One of the things that we are striving for in nova is interface consistency, 
that is, we'd like someone to be able to use an openstack cloud without knowing 
or caring which hypervisor is running underneath. There is a nasty bit of 
inconsistency in the way that disks are hot attached to vms that shows through 
to the user. I've been debating ways to minimize this and I have some issues I 
need feedback on.

Background
----------

There are three issues contributing to the bad user experience of attaching 
volumes.

1) The api we present for attaching a volume to an instance has a parameter 
called device. This is presented as where to attach the disk in the guest.

2) Xen picks minor device numbers on the host hypervisor side and the guest 
driver follows instructions

3) KVM picks minor device numbers on the guest driver side and doesn't expose 
them to the host hypervisor side

Resulting Issues
----------------

a) The device name only makes sense for linux. FreeBSD will select different 
device names, and windows doesn't even use device names. In addition xen uses 
/dev/xvda and kvm uses /dev/vda

b) The device sent in kvm will not match where it actually shows up. We can 
consistently guess where it will show up if the guest kernel is >= 3.2, 
otherwise we are likely to be wrong, and it may change on a reboot anyway


Long term solutions
------------------

We probably shouldn't expose a device path, it should be a device number. This 
is probably the right change long term, but short term we need to make the 
device name make sense somehow. I want to delay the long term until after the 
summit, and come up with something that works short-term with our existing 
parameters and usage.

The first proposal I have is to make the device parameter optional. The system 
will automatically generate a valid device name that will be accurate for xen 
and kvm with guest kernel 3.2, but will likely be wrong for old kvm guests in 
some situations. I think this is definitely an improvement and only a very 
minor change to an extension api (making a parameter optional, and returning 
the generated value of the parameter).

(review at https://review.openstack.org/#/c/10908/)

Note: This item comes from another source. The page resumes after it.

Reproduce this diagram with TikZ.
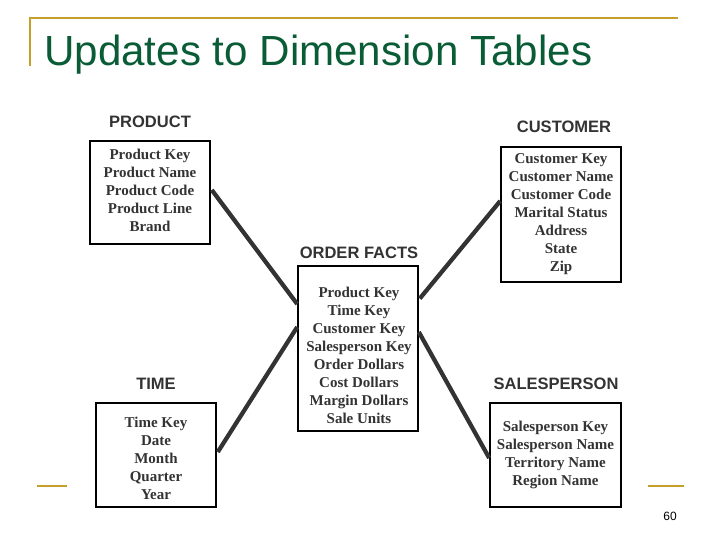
\documentclass[tikz,border=0pt]{standalone}
\usepackage{fontspec}
\setmainfont{Liberation Serif}
\setsansfont{Liberation Sans}
\usetikzlibrary{calc}
\definecolor{gold}{RGB}{196,160,42}
\definecolor{titlegreen}{RGB}{10,92,54}
\definecolor{ink}{RGB}{51,51,51}
\begin{document}
\begin{tikzpicture}[x=0.75pt,y=-0.75pt,
  tbox/.style={draw=black,line width=1.2pt,fill=white,inner sep=0pt},
  tlabel/.style={font=\sffamily\bfseries\fontsize{12.4pt}{14pt}\selectfont,text=ink,inner sep=0pt},
  ttext/.style={font=\rmfamily\bfseries\fontsize{11.25pt}{13.5pt}\selectfont,text=ink,align=center,inner sep=0pt},
  link/.style={draw=ink,line width=3.2pt}]
\useasboundingbox (0,0) rectangle (720,540);
% decorative rules
\coordinate (r1) at (30,18);
\coordinate (r2) at (678,18);
\coordinate (r3) at (30,66);
\draw[gold,line width=2.2pt] (r3) -- (r1) -- (r2);
\coordinate (s1) at (37,486);
\coordinate (s2) at (67,486);
\coordinate (s3) at (648,486);
\coordinate (s4) at (684,486);
\draw[gold,line width=2.2pt] (s1) -- (s2);
\draw[gold,line width=2.2pt] (s3) -- (s4);
% title
\node[anchor=base west,inner sep=0pt,text=titlegreen,font=\sffamily\fontsize{31.6pt}{36pt}\selectfont] (title) at (44,65) {Updates to Dimension Tables};
\node[inner sep=0pt,font=\sffamily\fontsize{9pt}{10pt}\selectfont] (page) at (670,516) {60};
% boxes
\node[tbox,minimum width=90pt,minimum height=77.25pt] (prod) at (150,192.5) {};
\node[tbox,minimum width=90pt,minimum height=101.25pt] (cust) at (561,214.5) {};
\node[tbox,minimum width=90pt,minimum height=123.75pt] (facts) at (358,348.5) {};
\node[tbox,minimum width=90pt,minimum height=78pt] (time) at (156,455) {};
\node[tbox,minimum width=98.25pt,minimum height=78pt] (sales) at (555.5,455) {};
% labels
\node[tlabel] (prodl) at (150,122) {PRODUCT};
\node[tlabel] (custl) at (564,127) {CUSTOMER};
\node[tlabel] (factsl) at (359,253) {ORDER FACTS};
\node[tlabel] (timel) at (156,384) {TIME};
\node[tlabel] (salesl) at (556,384) {SALESPERSON};
% contents
\node[ttext] (prodt) at (150,190) {Product Key\\Product Name\\Product Code\\Product Line\\Brand};
\node[ttext] (custt) at (561,214) {Customer Key\\Customer Name\\Customer Code\\Marital Status\\Address\\State\\Zip};
\node[ttext] (factst) at (359,355) {Product Key\\Time Key\\Customer Key\\Salesperson Key\\Order Dollars\\Cost Dollars\\Margin Dollars\\Sale Units};
\node[ttext] (timet) at (156,458) {Time Key\\Date\\Month\\Quarter\\Year};
\node[ttext] (salest) at (555.5,455) {Salesperson Key\\Salesperson Name\\Territory Name\\Region Name};
% connectors
\draw[link] ($(prod.east)+(1,-2.5)$) -- ($(facts.west)+(0,-44.5)$);
\draw[link] ($(time.east)+(1,-3)$) -- ($(facts.west)+(0,-21.5)$);
\draw[link] ($(cust.west)+(0,-13.5)$) -- ($(facts.east)+(1,-50)$);
\draw[link] ($(sales.west)+(0,3)$) -- ($(facts.east)+(0,-16.5)$);
\end{tikzpicture}
\end{document}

The second proposal I have is to use a feature of kvm attach and set the device 
serial number. We can set it to the same value as the device parameter. This 
means that a device attached to /dev/vdb may not always be at /dev/vdb (with 
old kvm guests), but it will at least show up at /dev/disk/by-id/virtio-vdb 
consistently.

(review coming soon)

First question: should we return this magic path somewhere via the api? It 
would be pretty easy to have horizon generate it but it might be nice to have 
it show up. If we do return it, do we mangle the device to always show the 
consistent one, or do we return it as another parameter? guest_device perhaps?

Second question: what should happen if someone specifies /dev/xvda against a 
kvm cloud or /dev/vda against a xen cloud?
I see two options:
a) automatically convert it to the right value and return it
b) fail with an error message

Third question: what do we do if someone specifies a device value to a kvm 
cloud that we know will not work. For example the vm has /dev/vda and /dev/vdb 
and they request an attach at /dev/vdf. In this case we know that it will 
likely show up at /dev/vdc. I see a few options here and none of them are 
amazing:

a) let the attach go through as is.
  advantages: it will allow scripts to work without having to manually find the 
next device.
  disadvantages: the device name will never be correct in the guest
b) automatically modify the request to attach at /dev/vdc and return it
  advantages: the device name will be correct some of the time (kvm guests with 
newer kernels)
  disadvantages: sometimes the name is wrong anyway. The user may not expect 
the device number to change
c) fail and say, the next disk must be attached at /dev/vdc:
  advantages: explicit
  disadvantages: painful, incompatible, and the place we say to attach may be 
incorrect anyway (kvm guests with old kernels)

The second proposal earlier will at least give us a consistent name to find the 
volume in all these cases, although b) means we have to check the return value 
to find out what that consistent location is like we do when we don't pass in a 
device.

I hope everything is clear, but if more explanation is needed please let me 
know. If anyone has alternative/better proposals please tell me. The last 
question I think is the most important.